● Task
Could the lines from the start of the data through the line with "(0,0) rectangle (1795,915);" be set down exactly, with no pictures among them?

● Information shown
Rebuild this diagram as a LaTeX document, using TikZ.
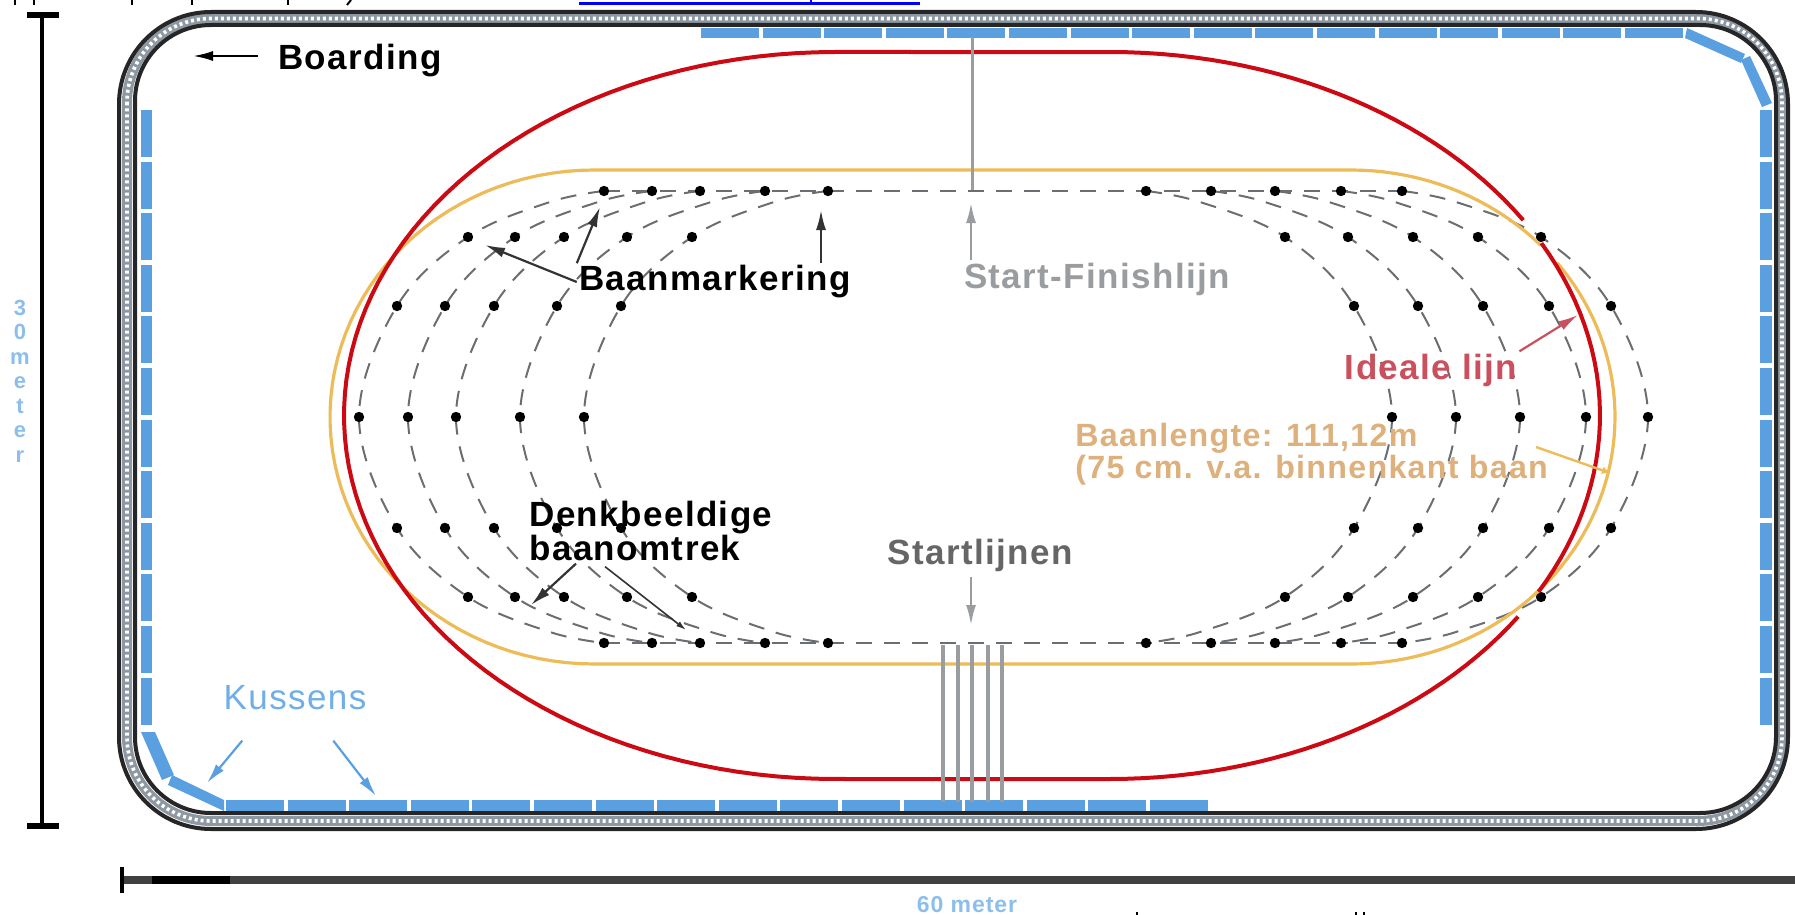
\documentclass[tikz,border=0pt]{standalone}
\usepackage{fontspec}
\setmainfont{Liberation Sans}
\newfontfamily\lblfont[LetterSpace=4]{Liberation Sans}
\usetikzlibrary{arrows.meta}
\definecolor{pillowblue}{HTML}{5A9FE0}
\definecolor{kussenblue}{HTML}{6FAEE8}
\definecolor{idealred}{HTML}{CC0A14}
\definecolor{idealtext}{HTML}{C9505C}
\definecolor{trackyellow}{HTML}{EDBB58}
\definecolor{lengthtan}{HTML}{DDB07C}
\definecolor{ringgray}{HTML}{6A6E72}
\definecolor{linegray}{HTML}{9A9DA0}
\definecolor{startgray}{HTML}{666666}
\definecolor{bandgray}{HTML}{8E98A2}
\tikzset{
    lbl/.style={inner sep=1pt, font=\lblfont\fontsize{17.5}{16}\selectfont},
    lblbold/.style={lbl, font=\lblfont\bfseries\fontsize{17.5}{16}\selectfont},
    leader/.style={-{Latex[length=10pt,width=5pt]}, line width=1.1pt},
    pillow/.style={fill=pillowblue, draw=none},
    ringline/.style={ringgray, line width=1pt, dash pattern=on 8pt off 6pt},
    dimline/.style={line width=2.2pt, black},
}

\begin{document}
\begin{tikzpicture}[x=.5pt, y=-.5pt]
\useasboundingbox (0,0) rectangle (1795,915);

% boarding
\draw[line width=5pt, bandgray] [rounded corners=42pt] (127,18.5) rectangle (1782,821);
\draw[line width=1.8pt, white, dash pattern=on 1.5pt off 1.5pt] [rounded corners=42pt] (127,18.5) rectangle (1782,821);
\draw[line width=2pt, black!85] [rounded corners=46pt] (119,12) rectangle (1788,829);
\draw[line width=2pt, black!85] [rounded corners=38pt] (135,25) rectangle (1776,813);

% kussens
\foreach \i in {0,...,15} {
    \fill[pillow] ({701+61.6*\i},28) rectangle ++(58,10);
    \fill[pillow] ({226+61.6*\i},800) rectangle ++(58,11);
}
\foreach \i in {0,...,11} {
    \fill[pillow] (141,{110+51.6*\i}) rectangle ++(11,47);
    \fill[pillow] (1760,{110+51.6*\i}) rectangle ++(12,47);
}
\fill[pillow] (1687,28) -- (1685,38) -- (1741,63) -- (1745,54) -- cycle;
\fill[pillow] (1741,60) -- (1762,107) -- (1772,103) -- (1750,56) -- cycle;
\fill[pillow] (141,732) -- (155,732) -- (174,775) -- (162,780) -- cycle;
\fill[pillow] (172,775) -- (224,800) -- (224,811) -- (168,785) -- cycle;

% denkbeeldige baanomtrek
\draw[ringline] (604,191) -- (1402,191);
\draw[ringline] (604,643) -- (1402,643);
\foreach \a/\b/\c/\d/\e/\f/\g/\h in {
    604/468/397/359/1402/1541/1611/1648,
    652/515/445/408/1341/1478/1549/1586,
    700/564/494/456/1275/1413/1483/1520,
    765/627/557/520/1211/1348/1418/1456,
    828/692/621/584/1146/1285/1354/1392} {
    \draw[ringline] plot[smooth, tension=.6] coordinates
        {(\a,191) (\a-54,202) (\b,237) (\c,306) (\d,417) (\c,528) (\b,597) (\a-54,632) (\a,643)};
    \draw[ringline] plot[smooth, tension=.6] coordinates
        {(\e,191) (\e+54,202) (\f,237) (\g,306) (\h,417) (\g,528) (\f,597) (\e+54,632) (\e,643)};
    \foreach \x/\y in {\a/191, \b/237, \c/306, \d/417, \c/528, \b/597, \a/643,
                       \e/191, \f/237, \g/306, \h/417, \g/528, \f/597, \e/643}
        \fill[black] (\x,\y) circle[radius=2.6pt];
}

% baan
\draw[trackyellow, line width=1.6pt]
    plot[domain=-36.8:-90, samples=30] ({1351+264*cos(\x)},{417-247*sin(\x)})
    -- plot[domain=-90:-270, samples=60] ({594+264*cos(\x)},{417-247*sin(\x)})
    -- plot[domain=90:44, samples=20] ({1351+264*cos(\x)},{417-247*sin(\x)});
\draw[trackyellow, line width=1.6pt]
    plot[domain=38.6:-46, samples=40] ({1351+264*cos(\x)},{417-247*sin(\x)});
\draw[idealred, line width=2pt]
    plot[domain=32.5:90, samples=30] ({1110+490*cos(\x)},{415.5-363.5*sin(\x)})
    -- plot[domain=90:270, samples=80] ({835+491*cos(\x)},{415.5-363.5*sin(\x)})
    -- plot[domain=-90:-33.6, samples=30] ({1110+490*cos(\x)},{415.5-363.5*sin(\x)});
\draw[idealred, line width=2pt]
    plot[domain=-29:28.3, samples=30] ({1110+490*cos(\x)},{415.5-363.5*sin(\x)});

% lijnen
\foreach \x in {943,958,972,988,1002}
    \draw[linegray, line width=2pt] (\x,645) -- (\x,802);
\draw[linegray, line width=1.5pt] (972,37) -- (972,190);

% maten
\draw[dimline] (42,15) -- (42,826);
\draw[line width=3pt, black] (27,15) -- (59,15);
\draw[line width=3pt, black] (27,826) -- (59,826);
\draw[line width=4pt, black!75] (122,880) -- (1795,880);
\draw[line width=2pt, black] (122,867) -- (122,893);
\draw[line width=4pt, black] (152,880) -- (230,880);

% afgesneden tekst
\draw[blue, line width=1.5pt] (579,4) -- (920,4);
\draw[blue, line width=.6pt] (811,0) -- (811,4);
\foreach \x in {15,34,132,192,288}
    \draw[black, line width=1pt] (\x,0) -- (\x,5);
\draw[black, line width=1pt] (351,0) -- (347,5);
\foreach \x in {1137,1356,1364}
    \draw[black, line width=1pt] (\x,912) -- (\x,915);

% labels
\node[lblbold] (boarding) at (360,61) {Boarding};
\node[lblbold] (markering) at (715,282) {Baanmarkering};
\node[lblbold, text=linegray] (finish) at (1097,279) {Start-Finishlijn};
\node[lblbold, text=idealtext] (ideaal) at (1431,370) {Ideale lijn};
\node[lblbold, text=lengthtan, anchor=west, align=left, font=\lblfont\bfseries\fontsize{16.1}{15}\selectfont] (lengte) at (1073,454)
    {Baanlengte: 111,12m\\(75 cm. v.a. binnenkant baan};
\node[lblbold, anchor=west, align=left] (omtrek) at (527,531) {Denkbeeldige\\baanomtrek};
\node[lblbold, text=startgray] (startlijn) at (980,555) {Startlijnen};
\node[lbl, text=kussenblue] (kussens) at (295,698) {Kussens};
\node[lblbold, text=kussenblue!80, font=\lblfont\bfseries\fontsize{11.5}{12}\selectfont] (zestig) at (967,905) {60 meter};
\node[lblbold, text=kussenblue!80, align=center, font=\bfseries\fontsize{11}{12.25}\selectfont] (dertig) at (20,381) {3\\0\\m\\e\\t\\e\\r};

\coordinate (tipboard) at (193,56);
\coordinate (tipm1) at (485,245);
\coordinate (tipm2) at (600,207);
\coordinate (tipm3) at (821,210);
\coordinate (tipf) at (971,203);
\coordinate (tips) at (971,625);
\coordinate (tipi) at (1578,315);
\coordinate (tipl) at (1610,473);
\coordinate (tipo1) at (531,605);
\coordinate (tipo2) at (686,630);
\coordinate (tipk1) at (207,783);
\coordinate (tipk2) at (376,796);

\draw[leader, black, shorten <=9pt] (boarding.west |- tipboard) -- (tipboard);
\draw[leader, black!80] (markering.west) -- (tipm1);
\draw[leader, black!80] (markering.north west) -- (tipm2);
\draw[leader, black!80] (tipm3 |- markering.north) -- (tipm3);
\draw[leader, linegray] (tipf |- finish.north west) -- (tipf);
\draw[leader, linegray] (tips |- 0,577) -- (tips);
\draw[leader, idealtext] (ideaal.north east) -- (tipi);
\draw[-{Latex[length=4pt,width=4pt]}, trackyellow, line width=1.2pt] (1536,447) -- (tipl);
\draw[leader, black!80] (omtrek.south west)++(49,0) -- (tipo1);
\draw[leader, black!80, line width=.8pt, -{Latex[length=5pt,width=3pt]}] (omtrek.south west)++(78,3) -- (tipo2);
\draw[leader, pillowblue] (kussens.south west)++(21,28) -- (tipk1);
\draw[leader, pillowblue] (kussens.south west)++(112,28) -- (tipk2);
\end{tikzpicture}
\end{document}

● Reply
Rebuild this diagram as a LaTeX document, using TikZ.
\documentclass[tikz,border=0pt]{standalone}
\usepackage{fontspec}
\setmainfont{Liberation Sans}
\newfontfamily\lblfont[LetterSpace=4]{Liberation Sans}
\usetikzlibrary{arrows.meta}
\definecolor{pillowblue}{HTML}{5A9FE0}
\definecolor{kussenblue}{HTML}{6FAEE8}
\definecolor{idealred}{HTML}{CC0A14}
\definecolor{idealtext}{HTML}{C9505C}
\definecolor{trackyellow}{HTML}{EDBB58}
\definecolor{lengthtan}{HTML}{DDB07C}
\definecolor{ringgray}{HTML}{6A6E72}
\definecolor{linegray}{HTML}{9A9DA0}
\definecolor{startgray}{HTML}{666666}
\definecolor{bandgray}{HTML}{8E98A2}
\tikzset{
    lbl/.style={inner sep=1pt, font=\lblfont\fontsize{17.5}{16}\selectfont},
    lblbold/.style={lbl, font=\lblfont\bfseries\fontsize{17.5}{16}\selectfont},
    leader/.style={-{Latex[length=10pt,width=5pt]}, line width=1.1pt},
    pillow/.style={fill=pillowblue, draw=none},
    ringline/.style={ringgray, line width=1pt, dash pattern=on 8pt off 6pt},
    dimline/.style={line width=2.2pt, black},
}

\begin{document}
\begin{tikzpicture}[x=.5pt, y=-.5pt]
\useasboundingbox (0,0) rectangle (1795,915);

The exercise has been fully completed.